「特別寄稿 新生一橋植樹会10年」一橋植樹会 顧問 田中政彦

如水会報に「母校を思う」という寄稿欄がある。
2003年9月号に、新生植樹会のスタートにあたり、当時のキャンパスの状況と植樹会の改革について、「国立キャンパスの緑の杜を守ろう」と題して、植樹会常務理事として投稿した。掲載前の4月の段階で、大学関係者や植樹会の役員の皆さんにはあらかじめ原稿をお送りしたが残念ながら反応は薄かった。

新生植樹会の活動がようやく軌道に乗り出した2006年4月号で、「国立キャンパスの自然を教育現場として活用」と題して、教育や研究にキャンパスの自然を活用するよう植樹会会長代行として提言をした。昨年、植樹会の寄付講義として実現の運びとなった。

3回の寄稿はそれぞれ、往時の背景や問題点を述べているが、大学当局にお願いしていることが多くある。
10年前の荒廃の極致状況からみれば、テレビドラマのロケに使われるなど見違えるようにすっきりした部分もあるが、逆に、この10年間で老木・大木が朽ち果てて、建物に倒木の危険が迫っているような場所も散見される。

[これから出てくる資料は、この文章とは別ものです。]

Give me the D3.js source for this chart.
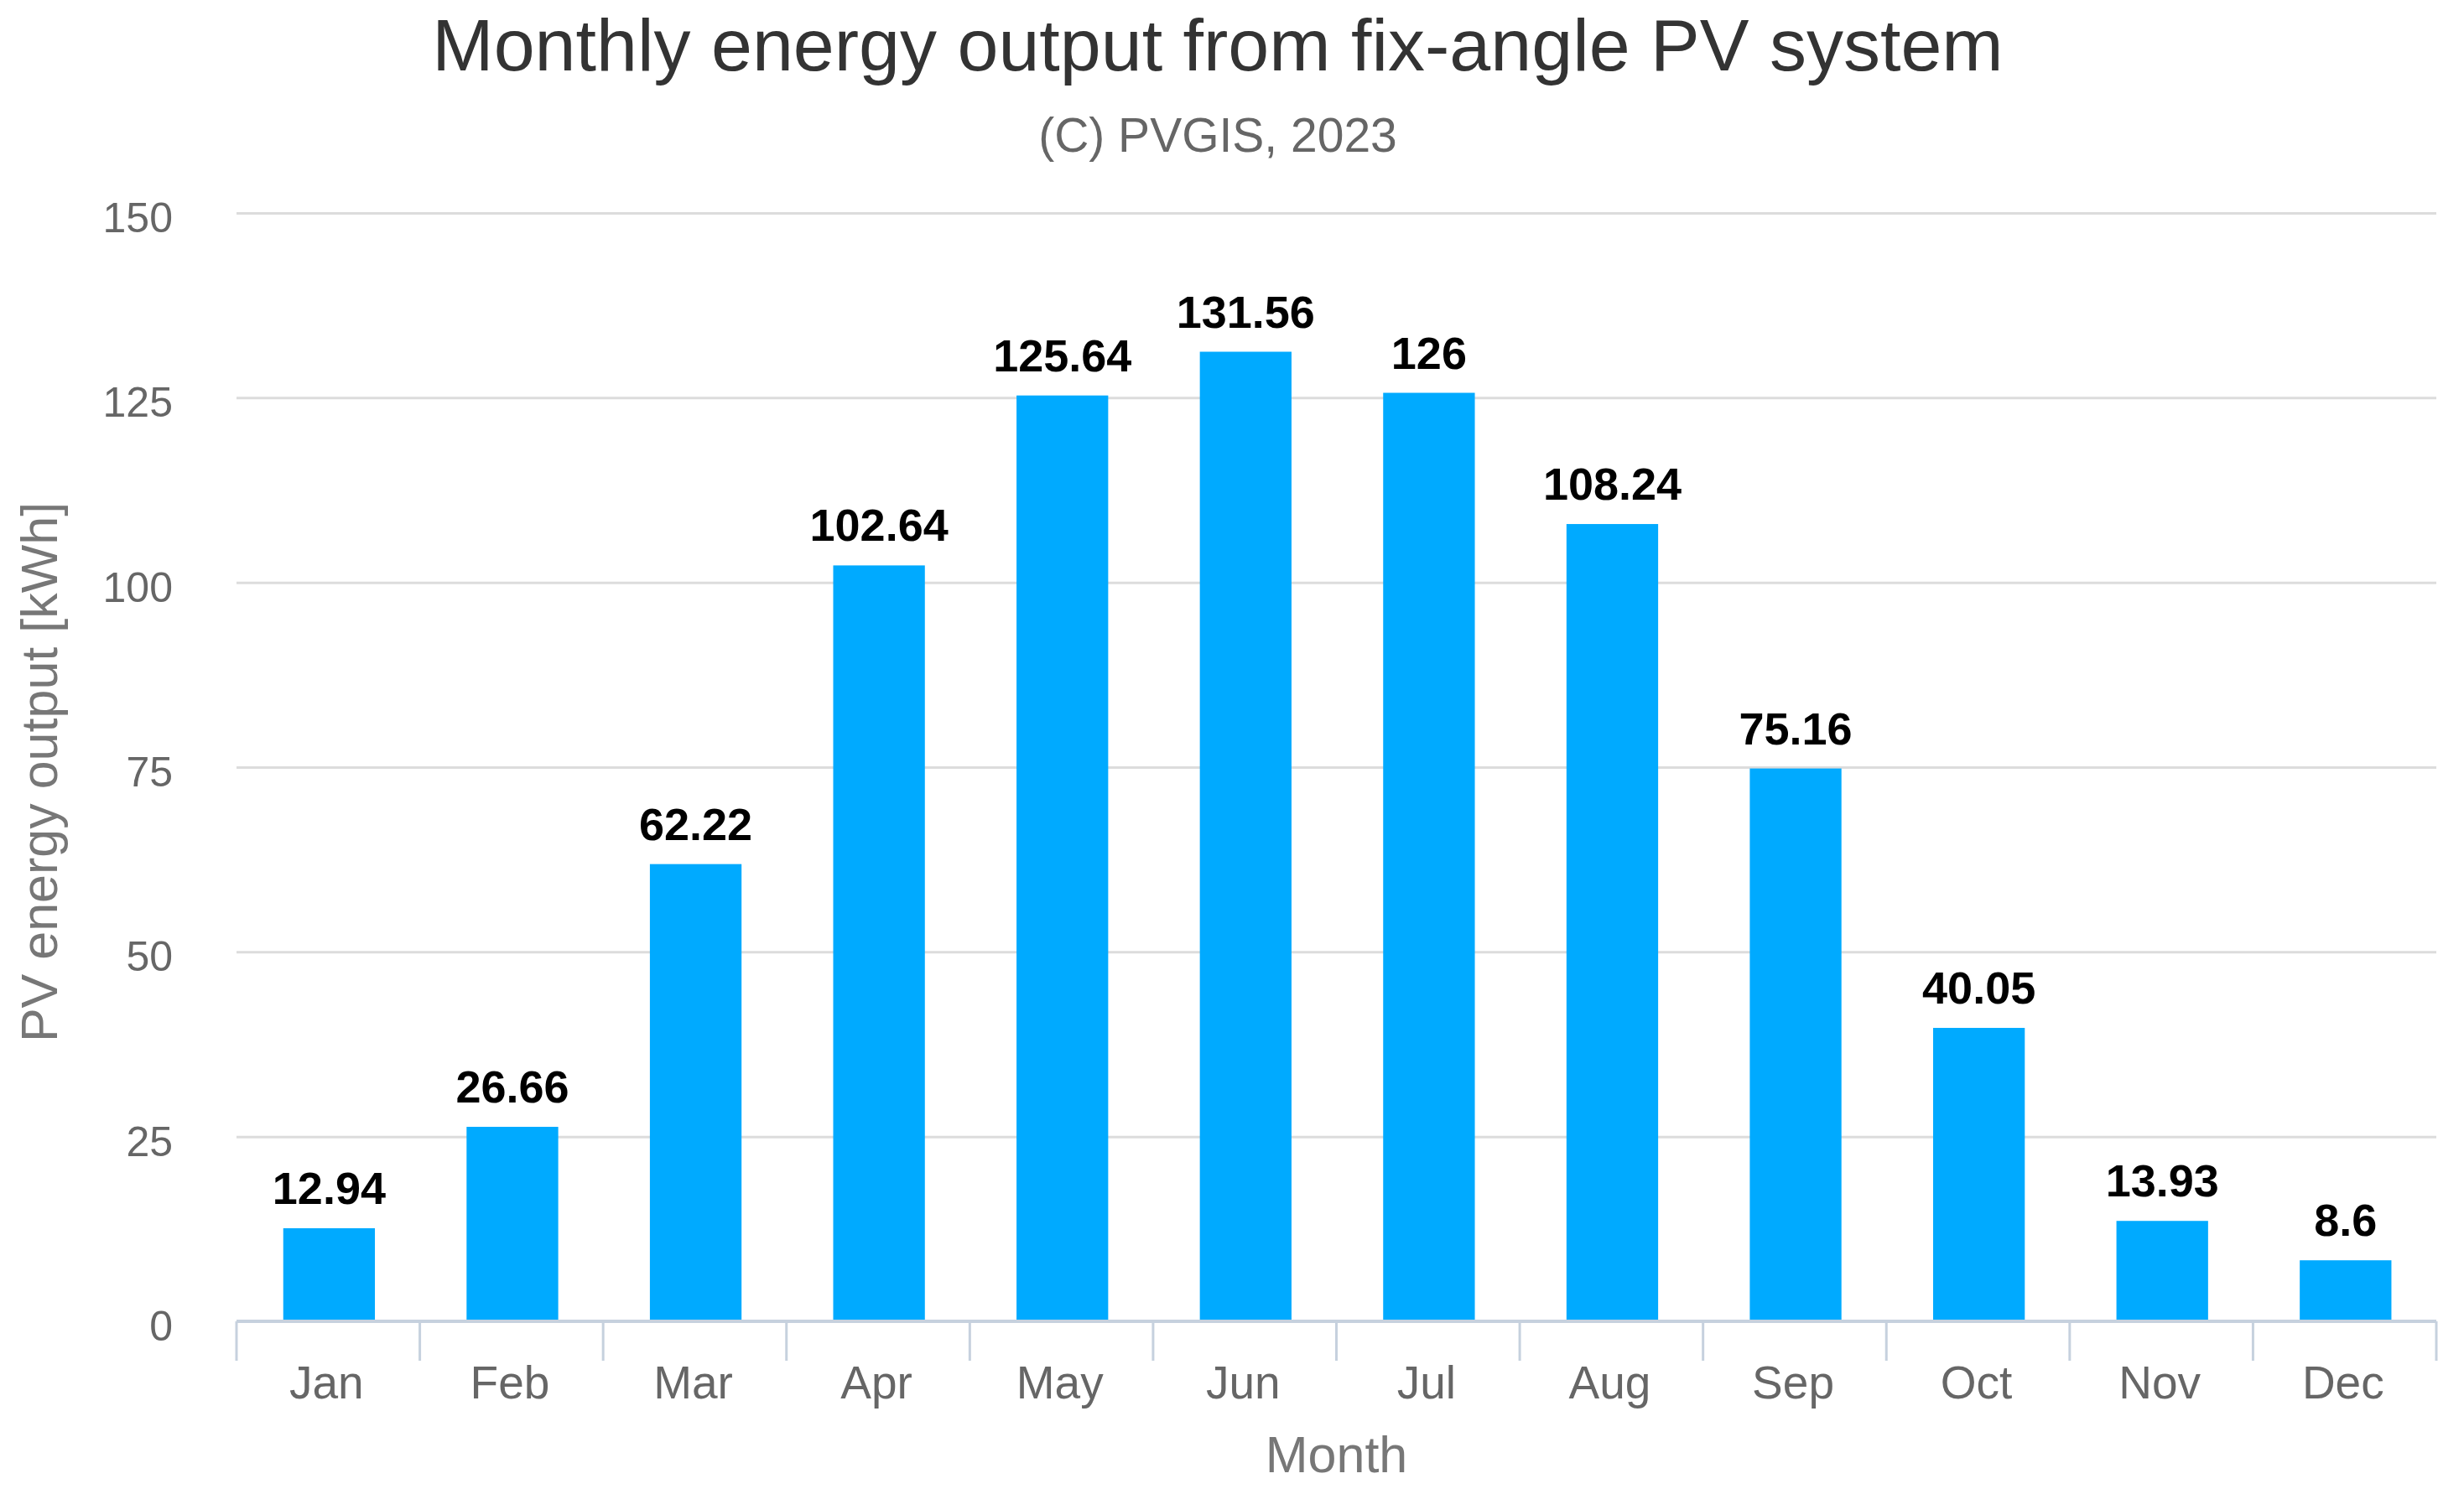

また、自慢のアカマツは老化により気息奄々で、ネコブセンチュウによる立ち枯れが加速する懸念が強い。「一橋の歌」の冒頭の歌詞 「武蔵野深き松風に・・・」が、歌えなくなるようなことにならないようにしたいものだ。一橋植樹会発足の5年前、増田四郎教授呼びかけの植樹会活動の原点ではないか。

「あるがままの自然を大切に・・・」という20年前の考え方では、キャンパスの緑は維持できない。メリハリを利かせた整備予算管理を大学に期待したい。